The Socialist Equality Party (SEP) and the International Youth and Students for Social Equality (IYSSE) in Sri Lanka held a demonstration in central Colombo on Tuesday afternoon demanding the release of Julian Assange and Chelsea Manning.
About 60 workers and young people, including party members and supporters, joined the picket, which was held outside Fort Railway station. A delegation of party members from war-ravaged northern Jaffna travelled 400 kilometres to attend the event. A group of plantation workers from Hatton in the central plantation area also participated. The SEP/IYSSE demonstration won the attention of thousands of workers and youth who were returning from their jobs and studies.
Demonstrators enthusiastically chanted slogans in Sinhala and Tamil, including “Free Julian Assange,” “Free Chelsea Manning,” “Defend the right to free speech,” “Stop internet censorship,” “No to imperialist world war,” “Fight for international socialism” and “Build the SEP.” SEP/IYSSE members distributed copies of a February 20 WSWS perspective titled “Growing support for Julian Assange on eve of extradition hearings.”
Several media organisations, including Veerakesari, the country’s main Tamil daily, i24 News , an Israel-based international news and television group, the European Pressphoto Agency and Sunday Morning, covered the event.
K. Ratnayake, WSWS national editor, addressed the rally following the picket. He stated that the campaign by the International Committee of the Fourth International and the WSWS to free Assange and Manning had been intensified with the beginning of British court hearing for Assange’s extradition to the US, where he faces Espionage Act charges and life imprisonment.
“Assange and Manning are being persecuted because of their exposure of the war crimes executed by the US-led imperialist powers in Iraq and Afghanistan,” Ratnayake declared. “The struggle for their defence, therefore, is an essential part of the struggle against imperialist war and for the defence of democratic rights, free speech and the freedom of expression.”
He reviewed the decade-long persecution of Assange carried out by the US and its allies, including Britain, Australia and Sweden, since WikiLeaks’ publications.
Ratnayake continued: “Making moral appeals to the ruling classes for his release is futile. The fight for Assange’s release should be taken into the hands of the workers, students and all those who value democratic rights. The imperialists want to silence Assange and Manning not only for concealing their past crimes but because they are preparing for new crimes and paving the way for monstrous wars.”
Ratnayake pointed to the international upsurge of the working class as the basis for such a perspective.
The speaker explained that the persecution of Assange was the sharpest expression of a broader assault on democratic rights.
In Sri Lanka, the government was reviving the police-state measures associated with the 30-year anti-Tamil civil war prosecuted by successive Colombo administrations.
Political opponents and journalists who criticised the government were brutally victimised and some of them were murdered, including Sunday Leader editor Lasantha Wickrematunga, under President Mahinda Rajapakse’s previous government.
Under the Sirisena-Wickremesinghe government, artists like Shakthika Sathkumara and Malaka Devapriya were victimised at the instigation of sections of the Buddhist hierarchy.
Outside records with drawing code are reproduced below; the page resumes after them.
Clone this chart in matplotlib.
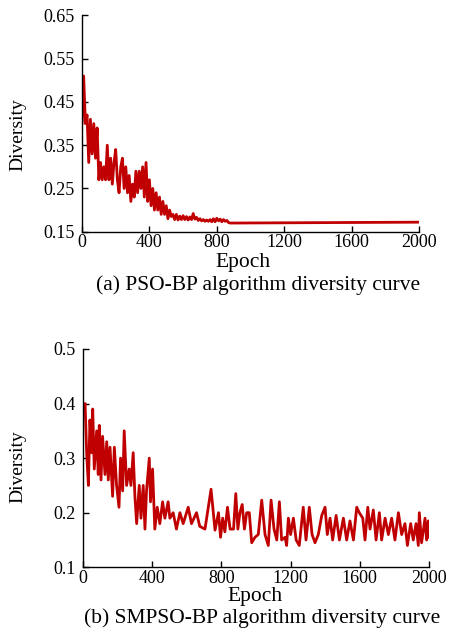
import matplotlib
matplotlib.use('agg')
import matplotlib.pyplot as plt

plt.rcParams['font.family'] = ['Liberation Serif', 'DejaVu Serif']
plt.rcParams['font.size'] = 13

# ---- (a) PSO-BP diversity ----
pso_epoch = [0, 10, 20, 30, 40, 50, 60, 70, 80, 90,
             100, 110, 120, 130, 140, 150, 160, 170, 180, 190,
             200, 210, 220, 230, 240, 250, 260, 270, 280, 290,
             300, 310, 320, 330, 340, 350, 360, 370, 380, 390,
             400, 410, 420, 430, 440, 450, 460, 470, 480, 490,
             500, 510, 520, 530, 540, 550, 560, 570, 580, 590,
             600, 610, 620, 630, 640, 650, 660, 670, 680, 690,
             700, 710, 720, 730, 740, 750, 760, 770, 780, 790,
             800, 810, 820, 830, 840, 850, 860, 870, 880, 900, 2000]
pso_div = [0.40, 0.51, 0.40, 0.42, 0.31, 0.41, 0.33, 0.40, 0.32, 0.39,
           0.27, 0.31, 0.27, 0.30, 0.27, 0.35, 0.27, 0.32, 0.26, 0.31,
           0.34, 0.27, 0.24, 0.30, 0.32, 0.25, 0.30, 0.24, 0.28, 0.22,
           0.26, 0.23, 0.29, 0.24, 0.29, 0.25, 0.30, 0.23, 0.31, 0.22,
           0.27, 0.21, 0.25, 0.20, 0.24, 0.20, 0.23, 0.19, 0.22, 0.19,
           0.21, 0.18, 0.20, 0.185, 0.19, 0.178, 0.19, 0.177, 0.186, 0.178,
           0.187, 0.178, 0.185, 0.177, 0.184, 0.178, 0.192, 0.179, 0.183, 0.176,
           0.180, 0.175, 0.178, 0.174, 0.177, 0.174, 0.178, 0.173, 0.180, 0.173,
           0.181, 0.175, 0.179, 0.173, 0.178, 0.174, 0.176, 0.171, 0.170, 0.170, 0.172]

# ---- (b) SMPSO-BP diversity ----
smpso_epoch = [0, 12, 21, 31, 40, 50, 56, 65, 79, 88,
               94, 104, 113, 127, 137, 146, 156, 171, 181, 194,
               208, 217, 229, 238, 252, 267, 277, 290, 300, 310,
               325, 335, 348, 358, 367, 383, 390, 402, 415, 429,
               444, 460, 473, 492, 502, 521, 540, 560, 579, 608,
               627, 656, 675, 705, 740, 763, 783, 795, 807, 820,
               835, 850, 870, 883, 895, 907, 920, 933, 946, 961,
               975, 994, 1013, 1033, 1052, 1071, 1087, 1104, 1120, 1135,
               1148, 1168, 1177, 1187, 1200, 1216, 1232, 1250, 1273, 1289,
               1308, 1324, 1341, 1360, 1380, 1399, 1412, 1428, 1443, 1463,
               1482, 1505, 1524, 1543, 1563, 1582, 1597, 1617, 1630, 1646,
               1659, 1678, 1694, 1713, 1726, 1746, 1765, 1784, 1803, 1823,
               1842, 1861, 1875, 1894, 1909, 1925, 1938, 1944, 1957, 1977,
               1986, 1996, 2000]
smpso_div = [0.38, 0.40, 0.31, 0.25, 0.37, 0.31, 0.39, 0.28, 0.35, 0.27,
             0.36, 0.26, 0.34, 0.27, 0.33, 0.26, 0.32, 0.23, 0.32, 0.25,
             0.21, 0.30, 0.24, 0.35, 0.25, 0.28, 0.25, 0.31, 0.23, 0.18,
             0.25, 0.19, 0.25, 0.17, 0.24, 0.30, 0.22, 0.28, 0.17, 0.21,
             0.18, 0.22, 0.19, 0.22, 0.19, 0.20, 0.17, 0.20, 0.18, 0.21,
             0.18, 0.20, 0.175, 0.17, 0.243, 0.168, 0.20, 0.155, 0.19, 0.165,
             0.21, 0.17, 0.17, 0.235, 0.17, 0.20, 0.215, 0.17, 0.20, 0.20,
             0.145, 0.155, 0.16, 0.223, 0.16, 0.14, 0.223, 0.17, 0.15, 0.22,
             0.15, 0.155, 0.14, 0.19, 0.16, 0.19, 0.15, 0.14, 0.21, 0.15,
             0.21, 0.16, 0.145, 0.16, 0.195, 0.21, 0.16, 0.19, 0.15, 0.195,
             0.15, 0.19, 0.15, 0.185, 0.15, 0.21, 0.20, 0.19, 0.15, 0.21,
             0.17, 0.205, 0.15, 0.20, 0.15, 0.19, 0.16, 0.19, 0.15, 0.20,
             0.16, 0.18, 0.14, 0.18, 0.15, 0.18, 0.14, 0.20, 0.145, 0.19,
             0.15, 0.185, 0.155]

x_ticks = [0, 400, 800, 1200, 1600, 2000]
pso_yticks = [0.15, 0.25, 0.35, 0.45, 0.55, 0.65]
smpso_yticks = [0.1, 0.2, 0.3, 0.4, 0.5]

red = '#C00000'


def style_axes(ax):
    for side in ['top', 'right']:
        ax.spines[side].set_visible(False)
    for side in ['left', 'bottom']:
        ax.spines[side].set_linewidth(1.0)
    ax.tick_params(direction='in', length=4, width=1.0, labelsize=13)
    ax.tick_params(axis='y', pad=5)
    ax.tick_params(axis='x', pad=2)


fig = plt.figure(figsize=(4.49, 6.32), dpi=100)

# -- top panel
ax1 = fig.add_axes([0.1826, 0.6334, 0.7506, 0.3421])
ax1.plot(pso_epoch, pso_div, color=red, lw=2.0)
ax1.set_xlim(0, 2000)
ax1.set_ylim(0.15, 0.65)
ax1.set_xticks(x_ticks)
ax1.set_yticks(pso_yticks)
ax1.set_yticklabels(['%.2f' % v for v in pso_yticks])
style_axes(ax1)
ax1.set_xlabel('Epoch', fontsize=15.5)
ax1.set_ylabel('Diversity', fontsize=14)
ax1.xaxis.set_label_coords(0.478, -0.098)
ax1.yaxis.set_label_coords(-0.166, 0.447)

# -- bottom panel
ax2 = fig.add_axes([0.1849, 0.1024, 0.7706, 0.3454])
ax2.plot(smpso_epoch, smpso_div, color=red, lw=2.0)
ax2.set_xlim(0, 2000)
ax2.set_ylim(0.1, 0.5)
ax2.set_xticks(x_ticks)
ax2.set_yticks(smpso_yticks)
ax2.set_yticklabels(['%.1f' % v for v in smpso_yticks])
style_axes(ax2)
ax2.set_xlabel('Epoch', fontsize=15.5)
ax2.set_ylabel('Diversity', fontsize=14)
ax2.xaxis.set_label_coords(0.496, -0.092)
ax2.yaxis.set_label_coords(-0.165, 0.459)

# -- captions
fig.text(258 / 449, 1 - 285 / 632, '(a) PSO-BP algorithm diversity curve',
         ha='center', va='center', fontsize=15.5)
fig.text(262 / 449, 1 - 618 / 632, '(b) SMPSO-BP algorithm diversity curve',
         ha='center', va='center', fontsize=15.5)

fig.savefig('out.png', dpi=100, facecolor='white')
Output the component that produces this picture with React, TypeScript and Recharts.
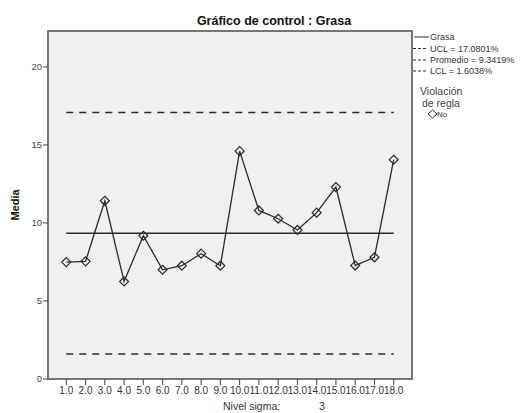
import React from 'react';
import {
  LineChart,
  Line,
  XAxis,
  YAxis,
  ReferenceArea,
  Customized,
} from 'recharts';

const periods = [1, 2, 3, 4, 5, 6, 7, 8, 9, 10, 11, 12, 13, 14, 15, 16, 17, 18];
const grasa = [7.49, 7.54, 11.42, 6.25, 9.18, 7.0, 7.26, 8.03, 7.26, 14.6, 10.8, 10.27, 9.55, 10.66, 12.3, 7.27, 7.8, 14.05];
const ucl = 17.0801;
const mean = 9.3419;
const lcl = 1.6038;
const yTicks = [0, 5, 10, 15, 20];
const title = 'Gráfico de control : Grasa';
const yLabel = 'Media';
const sigmaLabel = 'Nivel sigma:';
const sigmaValue = '3';
const legendRows = [
  { label: 'Grasa', dashed: false },
  { label: 'UCL = 17.0801%', dashed: true },
  { label: 'Promedio = 9.3419%', dashed: true },
  { label: 'LCL = 1.6038%', dashed: true },
];

const data = periods.map((p, i) => ({ period: p, grasa: grasa[i], ucl, mean, lcl }));

const FONT = '"Liberation Sans", Arial, sans-serif';
const INK = '#2b2b2b';

const Diamond = (props: any) => {
  const { cx, cy } = props;
  if (cx == null || cy == null) return null;
  const r = 4.5;
  return (
    <polygon
      points={`${cx},${cy - r} ${cx + r},${cy} ${cx},${cy + r} ${cx - r},${cy}`}
      fill="none"
      stroke={INK}
      strokeWidth={1.2}
    />
  );
};

const Extras = () => (
  <g fontFamily={FONT}>
    <text x={274} y={21} textAnchor="middle" dominantBaseline="central" fontSize={12.5} fontWeight="bold" fill="#111">
      {title}
    </text>
    <text
      x={15}
      y={205}
      textAnchor="middle"
      dominantBaseline="central"
      fontSize={11}
      fontWeight="bold"
      fill="#111"
      transform="rotate(-90 15 205)"
    >
      {yLabel}
    </text>
    <text x={223} y={406} dominantBaseline="central" fontSize={10.5} fill="#333">
      {sigmaLabel}
    </text>
    <text x={322} y={406} textAnchor="middle" dominantBaseline="central" fontSize={10.5} fill="#333">
      {sigmaValue}
    </text>
    {legendRows.map((row, i) => {
      const y = [37, 48.5, 60, 71][i];
      return (
        <g key={row.label}>
          {row.dashed ? (
            <line x1={413} y1={y} x2={428} y2={y} stroke={INK} strokeWidth={1} strokeDasharray="3 2" />
          ) : (
            <line x1={414} y1={y} x2={429} y2={y} stroke={INK} strokeWidth={1} />
          )}
          <text x={430} y={y} dominantBaseline="central" fontSize={9} fill="#333">
            {row.label}
          </text>
        </g>
      );
    })}
    <text x={420} y={91} dominantBaseline="central" fontSize={10.5} fill="#444">
      Violación
    </text>
    <text x={422} y={103} dominantBaseline="central" fontSize={10.5} fill="#444">
      de regla
    </text>
    <polygon points="428,114 432.5,110 437,114 432.5,118" fill="none" stroke={INK} strokeWidth={1} />
    <text x={437} y={114.5} dominantBaseline="central" fontSize={8} fill="#333">
      No
    </text>
  </g>
);

export default function App() {
  return (
    <div style={{ position: 'absolute', left: 0, top: 0, width: 522, height: 413, background: '#fff' }}>
      <LineChart
        width={522}
        height={413}
        data={data}
        margin={{ top: 31, right: 110, bottom: 4, left: 0 }}
      >
        <ReferenceArea
          x1={0.05}
          x2={18.95}
          y1={0}
          y2={22.3}
          fill="#f0f0f0"
          fillOpacity={1}
          stroke="#777"
          strokeWidth={2}
          ifOverflow="visible"
        />
        <XAxis
          dataKey="period"
          type="number"
          domain={[0.05, 18.95]}
          ticks={periods}
          interval={0}
          tickFormatter={(v: number) => v.toFixed(1)}
          axisLine={false}
          tickLine={{ stroke: '#444' }}
          tickSize={6}
          tick={{ fontSize: 10, fill: '#333', fontFamily: FONT }}
          height={30}
          allowDataOverflow
        />
        <YAxis
          type="number"
          domain={[0, 22.3]}
          ticks={yTicks}
          interval={0}
          axisLine={false}
          tickLine={{ stroke: '#444' }}
          tickSize={5}
          tickMargin={1}
          tick={{ fontSize: 9.5, fill: '#444', fontFamily: FONT }}
          width={48}
          allowDataOverflow
        />
        <Line dataKey="ucl" stroke={INK} strokeWidth={1.5} strokeDasharray="7 6" dot={false} isAnimationActive={false} />
        <Line dataKey="lcl" stroke={INK} strokeWidth={1.5} strokeDasharray="7 6" dot={false} isAnimationActive={false} />
        <Line dataKey="mean" stroke={INK} strokeWidth={1.5} dot={false} isAnimationActive={false} />
        <Line
          dataKey="grasa"
          stroke={INK}
          strokeWidth={1.3}
          dot={<Diamond />}
          activeDot={false}
          isAnimationActive={false}
        />
        <Customized component={Extras} />
      </LineChart>
    </div>
  );
}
As the ruling class faces a deepening crisis, it has brought Gotabhaya Rajapakse to power, a figure directly implicated in war crimes, to suppress working class opposition and safeguard class rule.
Ratnayake explained that the SEP was the only party in Sri Lanka raising the issue of Assange. The SEPs around the world had established the same record, demonstrating that the defence of democratic rights was inextricably tied to the fight for the social rights of the working class.
Addressing the rally, IYSSE convener Kapila Fernando called on students and youth to join the struggle for the release of Assange and Manning. He warned that the major powers were creating the conditions for a third world war that would threaten the very existence of humanity. This underscored the necessity for the unity of the working class internationally in the fight for international socialism.
WSWS reporters spoke to some of those in attendance.
Arjun Ainkaran, a young worker, said: “It's so important to hold campaigns like this. Actually many people don't know these type of attacks are taking place. All the governments are afraid of the truth being exposed. If everybody knows what Assange has revealed, people will hate American imperialism. I saw in the news that a major Iranian commander was killed by an American drone strike. It's a serious incident.
“I have read about Edward Snowden [who revealed massive surveilence operations carried out by US intelligence agencies] before. When I now heard about Chelsea Manning, I realized that she also did a brave task like Snowden. I demand freedom for Assange and Manning and I will join further events like this.”
Soaresm, a young visitor from France, stated: “It is important to build international solidarity to free Julian Assange. This fight must be taken forward to protect liberty and freedom of expression. French people would like to give asylum to him in France, but the capitalist class won’t permit that. It is obvious that to free him a movement must be built from below.”